If the previous week's road win at Kentucky had momentarily breathed life back into head coach Hugh Freeze and the Tigers, reverting to even more-shocking clock management and rudderless play calling has put everyone back in the mire.

You could say it went from the sublime to the ridiculous, especially when running back Jarquez Hunter, only one week removed from a 278 yard performance, was granted a messily 2 carries in the entire second half.

Only 12 carries in total for the bang in form Hunter also tells the tale of a team who very clearly doesn't know its own identity on offense, 

Unsurprisingly, Vanderbilt committed rather intensively to stop the Tigers running game.

"I thought Vandy did a good job, played a lot of bear front and did a lot of different things that were going to take away some of the run game from us," Freeze mused after Auburn's 17-7 loss.

Yet another calamitous loss only serves to pile the pressure on coach Freeze moving forward; he simply keeps on getting things wrong. Calling a timeout with one second left before the two minute warning speaks volumes of how incompetent the coaching actually has been this season, Freeze called it, "Just a bad decision."

Pouring more gasoline on the fire is barely required, but wasting another strong defensive performance will tick that particular box, and in no uncertain terms.

Auburns' defensive unit must be edging closer-and-closer to having serious words over the lack of support from the offense, and after all that, the only thing Freeze could offer up post-game was to state the obvious yet again.

"The defense played outstanding and gave us a chance to win the game," Freeze lamented. "Offensively and special teams-wise, we're not playing at a high enough level to win these games. We've got to finish drives and get points. We didn't convert near enough third downs to stay on the field. I think that's what it comes down to."

For heaven's sake, Vanderbilt quarterback Diego Pavia didn't even complete a pass in either the second or third quarter, but he certainly wasn't lacking in feverish desire to get one over the Tigers once again.

"A lot of people didn't take a chance on me," Pavia declared after the Vandy win. "[Auburn's] just another team that didn't and I just wanted to make them pay."

Ultimately, poor execution and coaching still lies at the core of Auburn's ceaseless troubles this year. In truth, the motivating factors which drive Pavia to win games might also be lacking from this Tigers roster at the moment.

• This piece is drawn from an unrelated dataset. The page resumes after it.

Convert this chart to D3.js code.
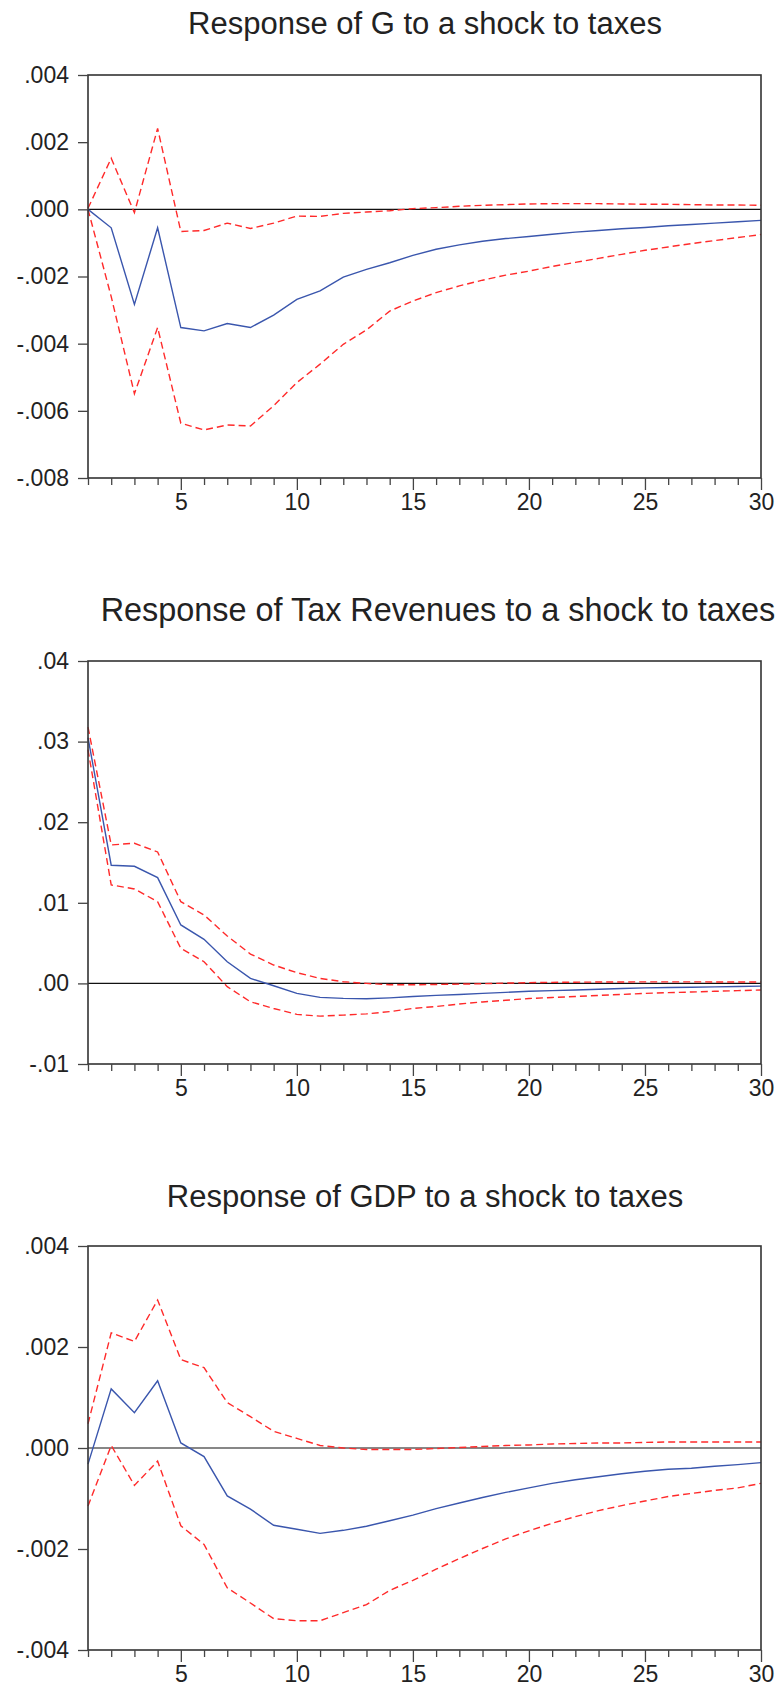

Despite the obvious issues on offense, Freeze appears determined to cling onto control by his very fingernails.

Push just turned into shove, so giving up some responsibility might be a path of self-preservation which Freeze finally opts for, but not as yet.

"No, I don't think we're at that point, just maybe limiting the scope of what we're trying to do," Freeze insisted.

In the final analysis, it's all just massively frustrating for fairly simplistic reasons, but they keep on coming back like a troubling bout of indigestion. One player who does always show selfless commitment to the Tigers' cause is Hunter, so not using him to carry the team gets even more perplexing, especially after this latest car crash.